The roots of the consensus are the roots of great art, and may remain forever buried. I'm not sure of this. I do think, however, that it is a matter of psychology rather than aesthetics. If we must have at it we should stop fishing blindly behind art for criteria and turn outward to taste, to the phenomenon of valuation, and to the commonality of human experience. I suspect that aesthetic judgment is a refined or specialized version of everyday value judgment, and that it refers back directly to the condition of life, looking in art for reminders of life, the "feeling" of life. Taste knows life: perhaps life itself is our "hidden consistency." This is vague. I know, but it is as close as I'm willing to get, for now, anyway.

It seems futile to talk about what good art is if the experience of art, which incorporates its goodness, is necessarily wordless.

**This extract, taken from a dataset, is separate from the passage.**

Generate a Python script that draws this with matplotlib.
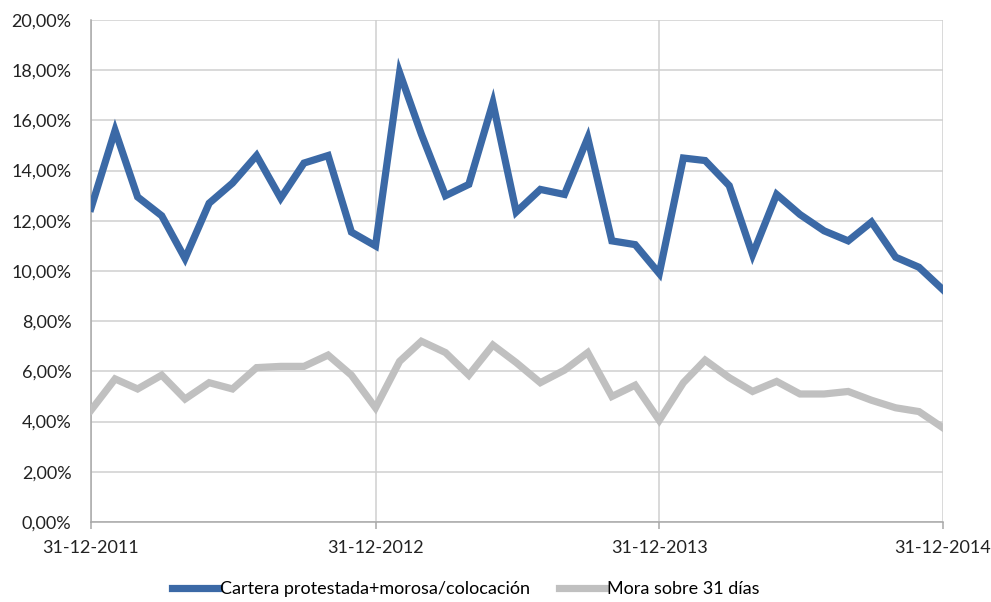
import matplotlib
matplotlib.use("Agg")
import matplotlib.pyplot as plt
import pandas as pd

# Fechas: fin de mes, dic-2011 a dic-2014
fechas = pd.date_range("2011-12-31", periods=37, freq="ME")

cartera = [12.5, 15.6, 12.95, 12.2, 10.5, 12.7, 13.5, 14.6, 12.9, 14.3, 14.6, 11.55,
           11.0, 17.9, 15.45, 13.0, 13.45, 16.7, 12.35, 13.25, 13.05, 15.3, 11.2, 11.05,
           9.9, 14.5, 14.4, 13.4, 10.65, 13.05, 12.25, 11.6, 11.2, 11.95, 10.55, 10.15,
           9.25]
mora = [4.45, 5.7, 5.3, 5.85, 4.9, 5.55, 5.3, 6.15, 6.2, 6.2, 6.65, 5.85,
        4.55, 6.4, 7.2, 6.75, 5.85, 7.05, 6.35, 5.55, 6.05, 6.75, 5.0, 5.45,
        4.05, 5.55, 6.45, 5.75, 5.2, 5.6, 5.1, 5.1, 5.2, 4.85, 4.55, 4.4,
        3.75]

etiquetas_x = ["31-12-2011", "31-12-2012", "31-12-2013", "31-12-2014"]
fechas_x = pd.to_datetime(["2011-12-31", "2012-12-31", "2013-12-31", "2014-12-31"])
ticks_y = list(range(0, 21, 2))

plt.rcParams['font.family'] = ['Lato', 'DejaVu Sans']

fig = plt.figure(figsize=(9.91, 6.02), dpi=100)
ax = fig.add_axes([0.0918, 0.1329, 0.8598, 0.8339])

ax.plot(fechas, cartera, color='#3b69a6', linewidth=5.2,
        solid_joinstyle='miter', label='Cartera protestada+morosa/colocación', zorder=3)
ax.plot(fechas, mora, color='#c0c0c0', linewidth=5.2,
        solid_joinstyle='miter', label='Mora sobre 31 días', zorder=3)

ax.set_xlim(fechas[0], fechas[-1])
ax.set_ylim(0, 20)
ax.set_yticks(ticks_y)
ax.set_yticklabels([f"{v:.2f}%".replace('.', ',') for v in ticks_y])
ax.set_xticks(fechas_x)
ax.set_xticklabels(etiquetas_x)

ax.grid(True, color='#cfcfcf', linewidth=1.1)
for s in ['top', 'right']:
    ax.spines[s].set_visible(False)
for s in ['left', 'bottom']:
    ax.spines[s].set_color('#a8a8a8')
    ax.spines[s].set_linewidth(1.1)
ax.tick_params(axis='both', colors='#a8a8a8', labelcolor='#222222',
               labelsize=13, length=5, width=1.1)
ax.tick_params(axis='y', length=0, pad=14)
ax.tick_params(axis='x', pad=8)

ax.legend(loc='upper center', bbox_to_anchor=(0.44, -0.085), ncol=2, frameon=False,
          fontsize=13, handlelength=2.6, columnspacing=1.6, handletextpad=0.05)

fig.savefig("out.png", dpi=100)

Though we can, and should and do report on this experience, we cannot transfer it in words, any more than we can satisfy hunger with a menu. This is frustrating. Words, and the patterns they form, are at the forefront of our consciousness, our bastion against the nameless, merciless forces swirling up around us and within us. We are forever busy cramming the illimitable, untamable mess of life into fragile arrangements of verbal cognition, confusing specifiability with knowledge, as scientists so often do, and hiding in words as a refuge from feeling and understanding, which seems to be a specialty of art critics. Art is part of us. We mistreat art, and ourselves, when we make it distant, intimidating, and sacrosanct, when we entangle it in verbal brambles and hammer it down with mind-numbing theory. Art is our most valuable thing, as close to us as any thing can get, the most personal, the most intimate, the most to do with the feelings which are unique to us and are the best part of us. If we are going to get what it has for us, we must treat it as a friend.